Dream Theater - The Spirit Carries On
Öte geçenin bilinmezliği hayal gücüyle tamamlanıyor, bu novella da mütevazı bir katkı. Norveç'in denizlerinin ve ağaçlarının arasında bir yaşam, sona erme biçimi yaşama dahil. Sabahtan sabaha aslında, ölümü bir başka sabah olarak düşünmek hoşuma gidiyor. Akşam faslı yokluğun ele alınış biçimiyle ortaya çıkıyor. Tanrı ve Şeytan çekişiyor, düalist mantığın işlerlik kazandığı yerde Tanrı'dan gelenle Şeytan'ın eziyeti birbirine karışıyor. Hiçlik, doğanın eninde sonunda bizi yüzleştireceği gerçek. Her şeye gücü yetmeyen Tanrı fikriyle insanın acizliği birleştiği zaman hiçliği sezmek olası. Olai bu orta noktayı oğlu Johannes doğarken saptıyor; Tanrı'nın hem çok uzakta hem de çok yakında olması insanın yalnızlığını artırıyor, insan pek umursanan bir varlık değil çünkü. Doğum da bu umursanmamanın acısını katlayan bir şey, zira Tanrı'nın bir hediyesi. Var olduğu varsayılan Tanrı'nın. Neyse, çocuk doğacak birazdan.

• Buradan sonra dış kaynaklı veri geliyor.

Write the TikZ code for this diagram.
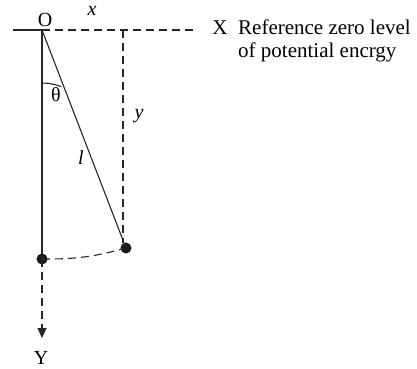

İki bölüm, ilkinde doğum ve Olai'nin sorgulamaları var. Fedakarlık, ceza, cılız bir, "Eli! Eli!" ünlemesi birbirine karışıyor, Johannes'in babası ilahi bir sorumluluğu da yüklenmiş oluyor böylece. Bebeğin feryadı bütün o seslere, seslerin kaosuna katılıyor. Birlik yok, her şey dağınık, dingin bir coğrafyanın boğucu sessizliğinde sezilmesi zor olan bir karmaşanın adı bir türlü konamıyor, sadece uyumsuz sesler var.
İkinci bölümde Johannes uyanıyor, olağanın aksine ağrısı sızısı yok. Güzel bir sabah, yaşlı adam her şeyi yapabilecek bir güce sahip. Kısa zaman önce ölen eşi Erna'dan kalan boş sandalye her sabah kendisini selamlıyor ama o sabah olabildiğince orada, Erna'yla ilgili anıları da orada, hatta Erna hiç gitmemiş gibi. Johannes ev işleriyle ilgilenirken arkadaşı Peter'la bir araya geliyor ve geçmişte yaşanan bir olayı tekrar yaşıyor. En başta köfte çakılmadıysa burada çakılır artık; birkaç fotoğraf, birkaç duygudan başka bir şey kalmıyor geriye. Ölü dost Peter'ın gözünden yaş geliyor, Johannes'in denize attığı zokanın batmaması kendi reddedilişini hatırlatıyor, tabii arkadaşı adına duyduğu üzüntü de var. Deniz artık Johannes'i istemiyor, dünyanın değişmesi gerekiyor. Yavaş bir değişim bu, Johannes'in yaşamından koparılıp alınması bir anda gerçekleşemeyecek kadar zor. Doğaya iz bırakmış ve doğayı ruhunun bir parçası haline getirmiş Johannes'in hazırlığı yavaş yavaş tamamlanıyor, zirve ve dip noktaları hatırlanıyor, tekrar yaşanıyor, biçimlendiriliyor ve kronolojik düzende işleniyor, yaşamdan sonra bile. Her şey olup biterken virgülden başka bir noktalama işareti yok, hayatın akışını bölmek mümkün değil. Akşama kadar bu minvalde ilerleyen hikâyenin sonunda Peter arkadaşını hazırlar, birlikte bir sandala(?) binerler, sandal gemiye dönüşür ve bir tek düşüncenin kaldığı o son anda beyaz bir dünyanın içinde bulurlar kendilerini. Bu gemiyle geçiş hadisesi de son derece mitik, Tolkien'ın dünyasından Kharon'a seksen çeşit örneği mevcut. Neyse, böyle bir son. Johannes'in cenaze töreninde gökyüzünde beyaz bulutlar vardır, güneş batmaya yakındır, yaşam göçmeye müsaittir. Ne güzel! Alışkanlıkların ölümden sonra da sürdüğünü görürüz, dostluklar sürer, her şey varlığını sürdürür, kişi kendinden başka bir şeye tutunmaz.
Dream Theater'la bitiriyorum, albümü de yıllar sonra baştan dinliyorum şimdi. Öldüğümde fonda çalacak beş albümden biridir herhalde, lisede onlarca kez dinlemiştim. Vay be. Kitap şahane kısaca, ıskalamayın derim.